• [Job]: Quote each line of the material verbatim, without the pictures.

|---|

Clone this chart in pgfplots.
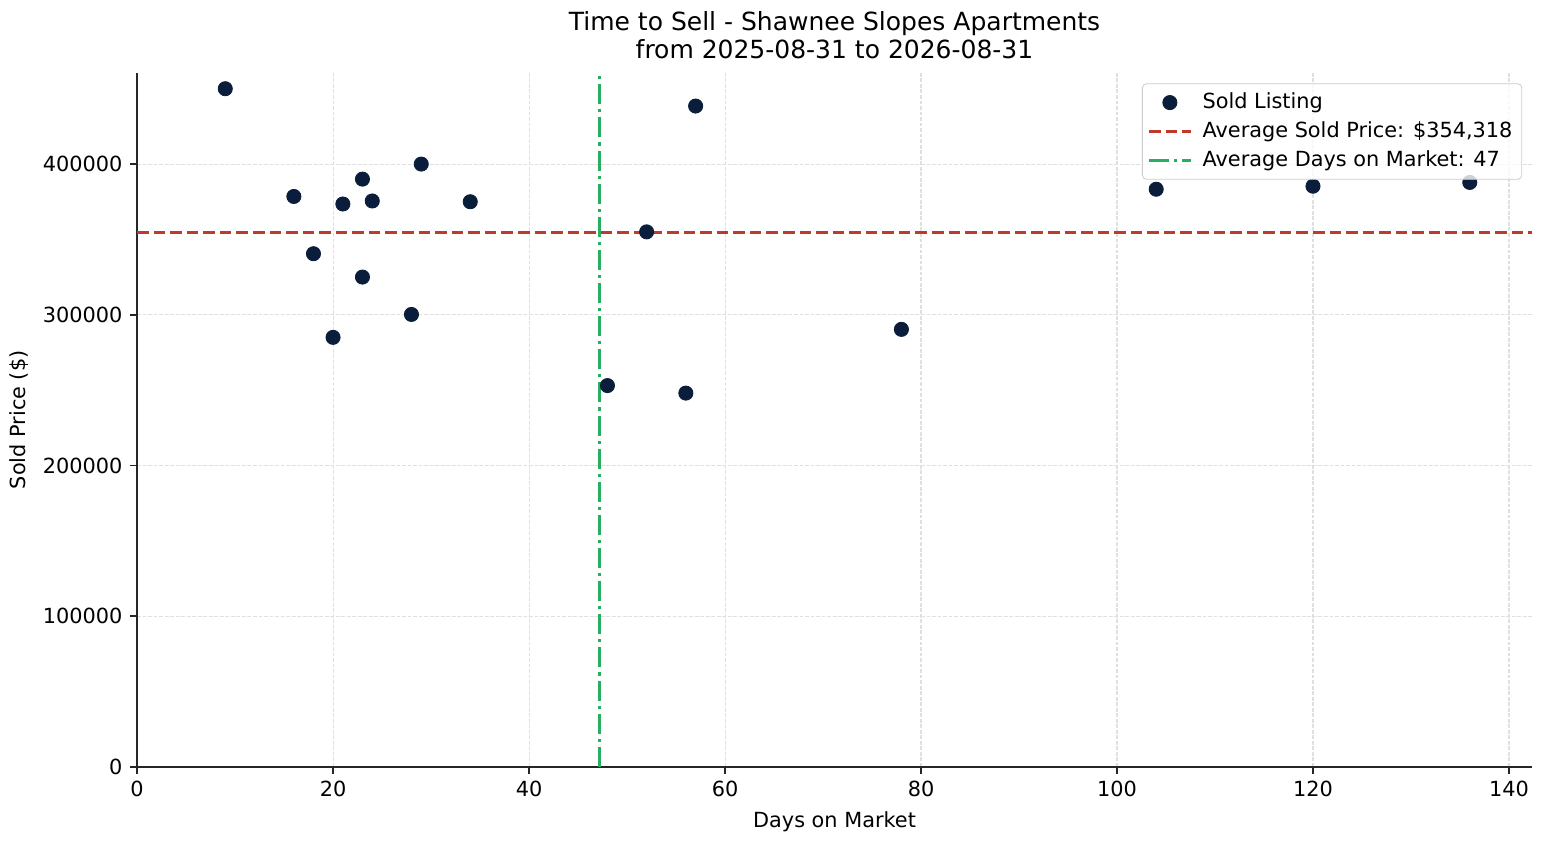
\documentclass[border=0pt]{standalone}
\usepackage{pgfplots}
\pgfplotsset{compat=1.18}
\usepackage{fontspec}
\setmainfont{DejaVu Sans}
\definecolor{navy}{HTML}{0A1E3C}
\definecolor{avgred}{HTML}{C0392B}
\definecolor{avggreen}{HTML}{27AE60}
\pgfplotsset{
    dotlegend/.style={legend image code/.code={\draw[##1, fill opacity=1] plot coordinates {(0.35cm,0cm)};}},
    linelegend/.style={legend image code/.code={\draw[##1] (0cm,0cm) -- (0.7cm,0cm);}},
}
\begin{document}
\begin{tikzpicture}
\begin{axis}[
    name=ax,
    width=669.6pt, height=333.1pt,
    scale only axis,
    title={Time to Sell - Shawnee Slopes Apartments\\from 2025-08-31 to 2026-08-31},
    title style={align=center, font=\fontsize{12}{13.6}\selectfont, yshift=-3pt},
    xlabel={Days on Market},
    ylabel={Sold Price (\$)},
    label style={font=\fontsize{10}{12}\selectfont},
    ticklabel style={font=\fontsize{10}{12}\selectfont},
    xmin=0, xmax=142.35,
    ymin=0, ymax=460500,
    xtick={0,20,40,60,80,100,120,140},
    ytick={0,100000,200000,300000,400000},
    scaled y ticks=false,
    /pgf/number format/fixed,
    /pgf/number format/1000 sep={},
    /pgf/number format/assume math mode=true,
    axis x line*=bottom, axis y line*=left,
    axis line style={-, line width=0.8pt, black!85},
    tick align=outside,
    major tick length=3.5pt,
    tick style={line width=0.8pt, black!85},
    grid=major,
    grid style={line width=0.5pt, black!12, dash pattern=on 1.85pt off 0.8pt},
    legend style={at={(0.993,0.985)}, anchor=north east, draw=black!20,
        fill=white, fill opacity=0.8, text opacity=1, draw opacity=1,
        rounded corners=2pt, font=\fontsize{10}{12}\selectfont,
        row sep=0.8pt, column sep=3pt, inner sep=2.5pt},
    legend cell align=left,
    clip=false,
]
\addplot[only marks, mark=*, mark size=3.4pt, navy, mark options={draw=navy, fill=navy, fill opacity=1}, dotlegend]
    coordinates {
    (9,450000)(16,378500)(18,340500)(20,285000)(21,373500)(23,390000)(23,325000)
    (24,375500)(28,300200)(29,400000)(34,375000)(48,253000)(52,355000)(56,248000)
    (57,438500)(78,290300)(104,383300)(120,385300)(136,387800)
    };
\addlegendentry{Sold Listing}
\addplot[avgred, line width=1.5pt, dash pattern=on 5.55pt off 2.4pt, linelegend]
    coordinates {(0,354318)(142.35,354318)};
\addlegendentry{Average Sold Price: \$354,318}
\addplot[avggreen, line width=1.5pt, dash pattern=on 9.6pt off 2.4pt on 1.5pt off 2.4pt, linelegend]
    coordinates {(47.16,0)(47.16,460500)};
\addlegendentry{Average Days on Market: 47}
\end{axis}
\pgfresetboundingbox
\path[use as bounding box] ([xshift=-65.8pt,yshift=-37.4pt]ax.south west) rectangle ([xshift=7.2pt,yshift=35pt]ax.north east);
\end{tikzpicture}
\end{document}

|---|

• [Solution to the exercise]:
Clone this chart in pgfplots.
\documentclass[border=0pt]{standalone}
\usepackage{pgfplots}
\pgfplotsset{compat=1.18}
\usepackage{fontspec}
\setmainfont{DejaVu Sans}
\definecolor{navy}{HTML}{0A1E3C}
\definecolor{avgred}{HTML}{C0392B}
\definecolor{avggreen}{HTML}{27AE60}
\pgfplotsset{
    dotlegend/.style={legend image code/.code={\draw[##1, fill opacity=1] plot coordinates {(0.35cm,0cm)};}},
    linelegend/.style={legend image code/.code={\draw[##1] (0cm,0cm) -- (0.7cm,0cm);}},
}
\begin{document}
\begin{tikzpicture}
\begin{axis}[
    name=ax,
    width=669.6pt, height=333.1pt,
    scale only axis,
    title={Time to Sell - Shawnee Slopes Apartments\\from 2025-08-31 to 2026-08-31},
    title style={align=center, font=\fontsize{12}{13.6}\selectfont, yshift=-3pt},
    xlabel={Days on Market},
    ylabel={Sold Price (\$)},
    label style={font=\fontsize{10}{12}\selectfont},
    ticklabel style={font=\fontsize{10}{12}\selectfont},
    xmin=0, xmax=142.35,
    ymin=0, ymax=460500,
    xtick={0,20,40,60,80,100,120,140},
    ytick={0,100000,200000,300000,400000},
    scaled y ticks=false,
    /pgf/number format/fixed,
    /pgf/number format/1000 sep={},
    /pgf/number format/assume math mode=true,
    axis x line*=bottom, axis y line*=left,
    axis line style={-, line width=0.8pt, black!85},
    tick align=outside,
    major tick length=3.5pt,
    tick style={line width=0.8pt, black!85},
    grid=major,
    grid style={line width=0.5pt, black!12, dash pattern=on 1.85pt off 0.8pt},
    legend style={at={(0.993,0.985)}, anchor=north east, draw=black!20,
        fill=white, fill opacity=0.8, text opacity=1, draw opacity=1,
        rounded corners=2pt, font=\fontsize{10}{12}\selectfont,
        row sep=0.8pt, column sep=3pt, inner sep=2.5pt},
    legend cell align=left,
    clip=false,
]
\addplot[only marks, mark=*, mark size=3.4pt, navy, mark options={draw=navy, fill=navy, fill opacity=1}, dotlegend]
    coordinates {
    (9,450000)(16,378500)(18,340500)(20,285000)(21,373500)(23,390000)(23,325000)
    (24,375500)(28,300200)(29,400000)(34,375000)(48,253000)(52,355000)(56,248000)
    (57,438500)(78,290300)(104,383300)(120,385300)(136,387800)
    };
\addlegendentry{Sold Listing}
\addplot[avgred, line width=1.5pt, dash pattern=on 5.55pt off 2.4pt, linelegend]
    coordinates {(0,354318)(142.35,354318)};
\addlegendentry{Average Sold Price: \$354,318}
\addplot[avggreen, line width=1.5pt, dash pattern=on 9.6pt off 2.4pt on 1.5pt off 2.4pt, linelegend]
    coordinates {(47.16,0)(47.16,460500)};
\addlegendentry{Average Days on Market: 47}
\end{axis}
\pgfresetboundingbox
\path[use as bounding box] ([xshift=-65.8pt,yshift=-37.4pt]ax.south west) rectangle ([xshift=7.2pt,yshift=35pt]ax.north east);
\end{tikzpicture}
\end{document}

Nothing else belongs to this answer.